◆ **Supplied material**
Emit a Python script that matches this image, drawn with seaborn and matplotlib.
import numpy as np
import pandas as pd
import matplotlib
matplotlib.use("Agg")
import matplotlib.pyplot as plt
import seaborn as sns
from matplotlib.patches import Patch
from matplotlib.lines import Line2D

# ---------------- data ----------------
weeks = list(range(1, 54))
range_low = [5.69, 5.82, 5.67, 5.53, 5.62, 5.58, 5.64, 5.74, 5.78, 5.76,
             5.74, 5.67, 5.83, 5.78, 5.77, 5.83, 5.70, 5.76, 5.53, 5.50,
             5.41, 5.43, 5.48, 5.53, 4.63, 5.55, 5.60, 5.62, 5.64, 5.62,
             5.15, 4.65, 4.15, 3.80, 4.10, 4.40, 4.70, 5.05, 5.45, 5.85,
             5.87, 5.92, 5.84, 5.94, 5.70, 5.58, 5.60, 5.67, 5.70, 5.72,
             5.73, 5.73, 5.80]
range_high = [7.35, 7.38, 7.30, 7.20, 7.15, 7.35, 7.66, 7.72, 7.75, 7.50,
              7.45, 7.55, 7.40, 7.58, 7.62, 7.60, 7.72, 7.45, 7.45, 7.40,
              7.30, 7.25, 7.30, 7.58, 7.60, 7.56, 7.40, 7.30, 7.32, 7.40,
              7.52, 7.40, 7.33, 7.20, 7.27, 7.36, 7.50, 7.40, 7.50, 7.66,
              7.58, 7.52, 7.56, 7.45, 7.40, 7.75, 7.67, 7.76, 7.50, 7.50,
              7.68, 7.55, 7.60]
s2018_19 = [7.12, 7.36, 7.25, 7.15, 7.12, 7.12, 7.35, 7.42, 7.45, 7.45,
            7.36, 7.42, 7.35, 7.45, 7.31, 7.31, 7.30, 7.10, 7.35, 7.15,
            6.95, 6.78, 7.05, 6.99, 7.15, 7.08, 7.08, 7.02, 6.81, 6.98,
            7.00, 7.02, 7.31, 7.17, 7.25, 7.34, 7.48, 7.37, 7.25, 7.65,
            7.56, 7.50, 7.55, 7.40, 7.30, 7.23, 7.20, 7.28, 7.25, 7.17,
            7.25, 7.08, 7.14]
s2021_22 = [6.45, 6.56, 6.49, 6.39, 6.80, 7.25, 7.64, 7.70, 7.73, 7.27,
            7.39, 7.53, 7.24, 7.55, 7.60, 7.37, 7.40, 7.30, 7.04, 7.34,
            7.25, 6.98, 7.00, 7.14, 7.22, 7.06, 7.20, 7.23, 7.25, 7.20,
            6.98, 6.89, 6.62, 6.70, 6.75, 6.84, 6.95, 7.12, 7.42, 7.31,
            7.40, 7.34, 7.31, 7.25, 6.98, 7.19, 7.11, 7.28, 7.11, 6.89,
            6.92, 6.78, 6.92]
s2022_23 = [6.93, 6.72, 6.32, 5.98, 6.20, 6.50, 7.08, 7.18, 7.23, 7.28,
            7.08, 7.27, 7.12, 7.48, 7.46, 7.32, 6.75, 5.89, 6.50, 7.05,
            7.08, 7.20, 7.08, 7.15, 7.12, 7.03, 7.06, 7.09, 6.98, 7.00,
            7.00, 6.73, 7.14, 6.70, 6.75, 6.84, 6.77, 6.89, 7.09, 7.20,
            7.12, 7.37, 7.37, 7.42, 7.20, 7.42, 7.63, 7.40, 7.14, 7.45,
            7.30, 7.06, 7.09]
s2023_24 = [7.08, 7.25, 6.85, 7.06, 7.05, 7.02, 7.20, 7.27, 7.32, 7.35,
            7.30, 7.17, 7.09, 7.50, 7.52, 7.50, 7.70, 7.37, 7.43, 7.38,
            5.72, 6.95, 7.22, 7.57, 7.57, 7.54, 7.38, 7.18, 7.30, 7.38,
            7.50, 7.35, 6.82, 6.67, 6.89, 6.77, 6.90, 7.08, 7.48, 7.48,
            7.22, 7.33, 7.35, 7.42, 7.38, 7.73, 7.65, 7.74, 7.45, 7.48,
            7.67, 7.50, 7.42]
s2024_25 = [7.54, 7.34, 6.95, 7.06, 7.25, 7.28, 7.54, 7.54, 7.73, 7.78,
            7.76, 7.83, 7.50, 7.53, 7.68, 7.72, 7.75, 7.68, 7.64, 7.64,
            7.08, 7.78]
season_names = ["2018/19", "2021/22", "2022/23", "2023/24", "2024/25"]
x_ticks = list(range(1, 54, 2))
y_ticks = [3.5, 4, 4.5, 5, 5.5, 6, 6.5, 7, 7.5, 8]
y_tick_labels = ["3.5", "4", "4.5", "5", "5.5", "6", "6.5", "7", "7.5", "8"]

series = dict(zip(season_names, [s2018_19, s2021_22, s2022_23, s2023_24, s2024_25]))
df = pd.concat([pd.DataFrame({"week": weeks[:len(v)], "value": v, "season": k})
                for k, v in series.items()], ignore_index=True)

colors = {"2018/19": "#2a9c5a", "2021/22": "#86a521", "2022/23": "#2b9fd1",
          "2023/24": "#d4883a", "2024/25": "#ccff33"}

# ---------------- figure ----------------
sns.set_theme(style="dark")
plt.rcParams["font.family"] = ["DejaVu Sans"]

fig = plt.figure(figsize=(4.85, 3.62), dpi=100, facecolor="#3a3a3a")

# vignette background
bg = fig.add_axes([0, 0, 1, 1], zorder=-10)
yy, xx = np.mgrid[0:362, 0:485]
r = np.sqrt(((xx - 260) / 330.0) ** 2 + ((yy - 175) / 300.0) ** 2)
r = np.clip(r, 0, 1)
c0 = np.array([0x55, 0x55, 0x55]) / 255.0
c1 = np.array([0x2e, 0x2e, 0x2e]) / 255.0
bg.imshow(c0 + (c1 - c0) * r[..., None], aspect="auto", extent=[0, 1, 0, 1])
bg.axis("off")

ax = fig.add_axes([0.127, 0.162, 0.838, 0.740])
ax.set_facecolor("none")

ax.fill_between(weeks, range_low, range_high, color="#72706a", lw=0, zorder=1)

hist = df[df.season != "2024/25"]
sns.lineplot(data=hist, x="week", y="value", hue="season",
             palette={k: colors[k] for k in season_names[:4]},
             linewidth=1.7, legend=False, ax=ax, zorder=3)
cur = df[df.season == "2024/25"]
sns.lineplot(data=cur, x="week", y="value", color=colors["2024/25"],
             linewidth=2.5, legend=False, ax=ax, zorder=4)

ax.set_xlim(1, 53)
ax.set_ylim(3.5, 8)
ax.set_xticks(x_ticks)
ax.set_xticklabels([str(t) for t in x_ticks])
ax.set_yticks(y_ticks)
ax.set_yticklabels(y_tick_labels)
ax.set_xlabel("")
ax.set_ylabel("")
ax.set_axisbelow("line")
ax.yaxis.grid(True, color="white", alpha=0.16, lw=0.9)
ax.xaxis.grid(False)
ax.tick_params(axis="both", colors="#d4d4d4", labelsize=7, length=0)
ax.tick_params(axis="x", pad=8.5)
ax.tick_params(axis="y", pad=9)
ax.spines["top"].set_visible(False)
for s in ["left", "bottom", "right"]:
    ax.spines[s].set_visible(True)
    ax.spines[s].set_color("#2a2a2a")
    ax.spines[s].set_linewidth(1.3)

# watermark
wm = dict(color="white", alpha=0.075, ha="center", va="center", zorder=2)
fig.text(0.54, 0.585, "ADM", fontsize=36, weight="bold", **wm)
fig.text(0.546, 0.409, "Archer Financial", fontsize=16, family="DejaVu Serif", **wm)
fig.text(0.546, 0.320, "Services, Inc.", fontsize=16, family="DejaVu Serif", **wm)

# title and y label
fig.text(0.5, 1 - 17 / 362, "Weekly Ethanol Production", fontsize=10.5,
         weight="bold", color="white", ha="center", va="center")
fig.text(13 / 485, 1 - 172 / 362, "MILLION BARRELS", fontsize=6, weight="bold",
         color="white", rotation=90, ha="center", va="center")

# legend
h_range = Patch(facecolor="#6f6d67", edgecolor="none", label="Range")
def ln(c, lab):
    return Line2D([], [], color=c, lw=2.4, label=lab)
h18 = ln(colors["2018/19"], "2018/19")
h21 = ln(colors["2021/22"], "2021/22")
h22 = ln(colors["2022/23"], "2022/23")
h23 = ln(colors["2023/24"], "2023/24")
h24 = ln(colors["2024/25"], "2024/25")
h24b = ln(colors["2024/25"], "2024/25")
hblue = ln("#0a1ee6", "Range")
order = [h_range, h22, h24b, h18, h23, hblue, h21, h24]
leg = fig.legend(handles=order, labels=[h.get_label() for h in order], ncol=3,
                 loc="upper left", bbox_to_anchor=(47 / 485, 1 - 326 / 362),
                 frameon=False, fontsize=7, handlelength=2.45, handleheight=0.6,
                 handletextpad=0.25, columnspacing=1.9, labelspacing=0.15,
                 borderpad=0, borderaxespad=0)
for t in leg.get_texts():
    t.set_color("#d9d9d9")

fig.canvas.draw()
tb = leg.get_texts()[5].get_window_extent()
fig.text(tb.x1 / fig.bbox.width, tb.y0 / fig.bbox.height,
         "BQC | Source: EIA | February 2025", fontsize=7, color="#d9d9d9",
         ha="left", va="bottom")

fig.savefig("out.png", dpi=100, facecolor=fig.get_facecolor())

◆ **Aim**
Copy out the listing above, line by line and exactly, from its first line to the line holding "from matplotlib.lines import Line2D", inclusive.

◆ **Response to the exercise**
Emit a Python script that matches this image, drawn with seaborn and matplotlib.
import numpy as np
import pandas as pd
import matplotlib
matplotlib.use("Agg")
import matplotlib.pyplot as plt
import seaborn as sns
from matplotlib.patches import Patch
from matplotlib.lines import Line2D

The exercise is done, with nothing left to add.